Civil parish in Kent, England

Orlestone is a mid-sized civil parish in Ashford District, Kent, England, with a population of 1,593. The centre of the parish is Hamstreet village which falls almost entirely within it but has a small fraction in the parish of Warehorne. The civil parish here reflects the very longstanding dominance of Orlestreet as its ecclesiastical parish boundary and provides a third alternative to most residents of Hamstreet to their village name, other than 'Ham Street'. Hamstreet is bypassed by the A2070 road, six miles south of Ashford.

==Description==
Most of the population live in a cross-civil parish settlement at the middle and edge of Orlestone, which is Hamstreet.

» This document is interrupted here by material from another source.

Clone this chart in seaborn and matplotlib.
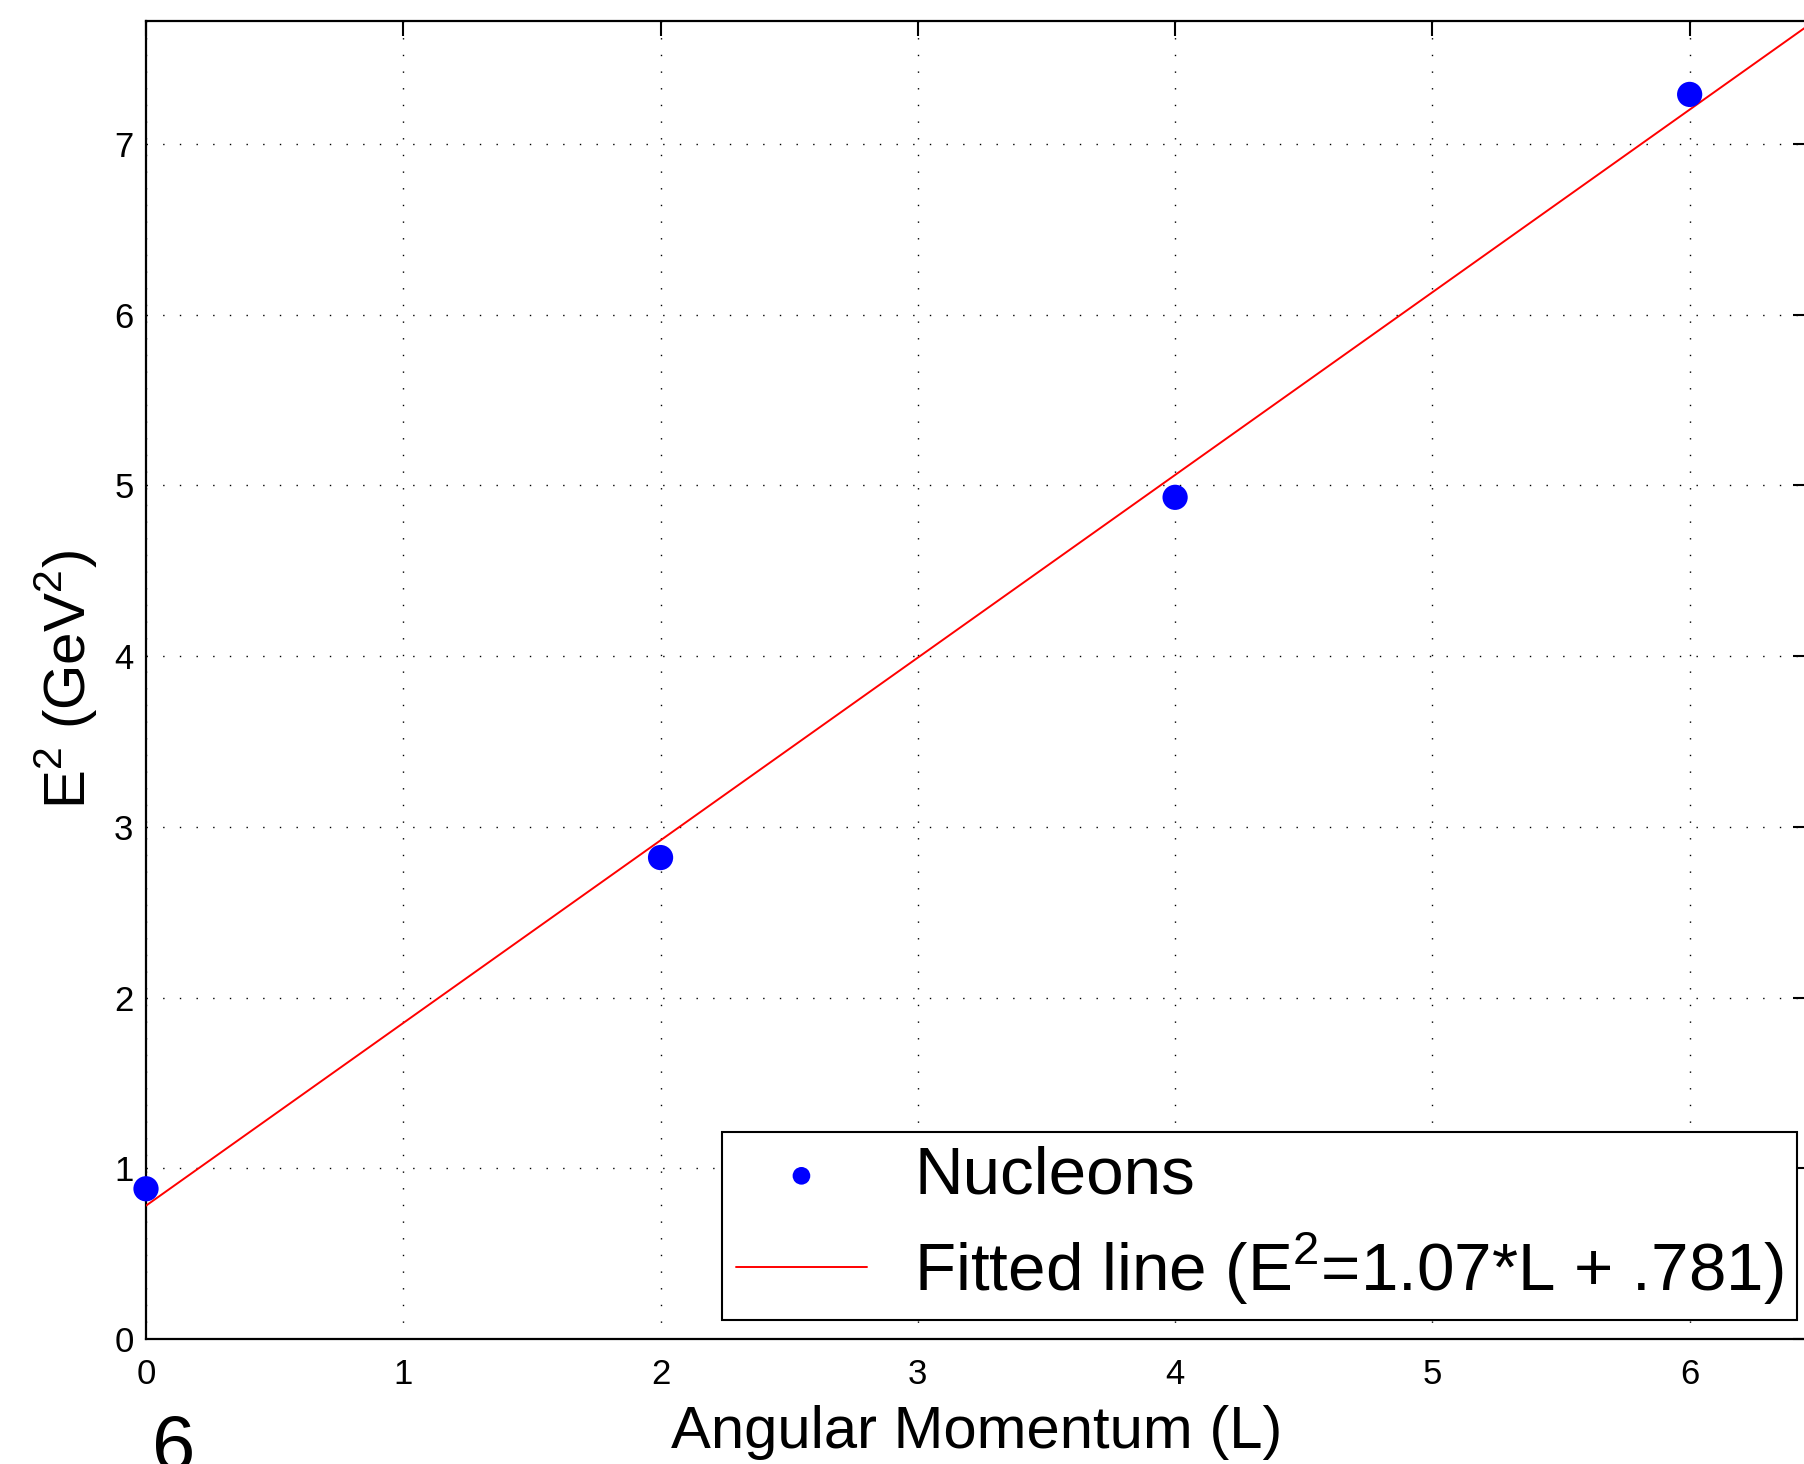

Orlestone itself is a small hamlet with a typical short street number of houses and the medieval parish church of St Mary the Virgin, parts of which date to the 11th century. Much of the population moved to Hamstreet (originally known as Ham) when the Ashford to Hastings railway opened in 1853; there was also a better source of water at the newer place.

Eponymous places in the civil parish are Orlestone Forest, and buildings such as Orlestone Grange and Orlestone Riding Centre (near Shadoxhurst). Also a neighbourhood of Hamstreet built in 2006 has been named Orlestone View, in addition to the already existing Orlestone Villas and Orlestone Rise.

As with Warehorne the north of the area is forested.

==Transport==
Ham Street railway station is central to Hamstreet and is also in approximately the midpoint of this parish.

Hamstreet is also served by the 11/11A/11B bus, which is operated by Stagecoach and runs from Ashford to Lydd and New Romney.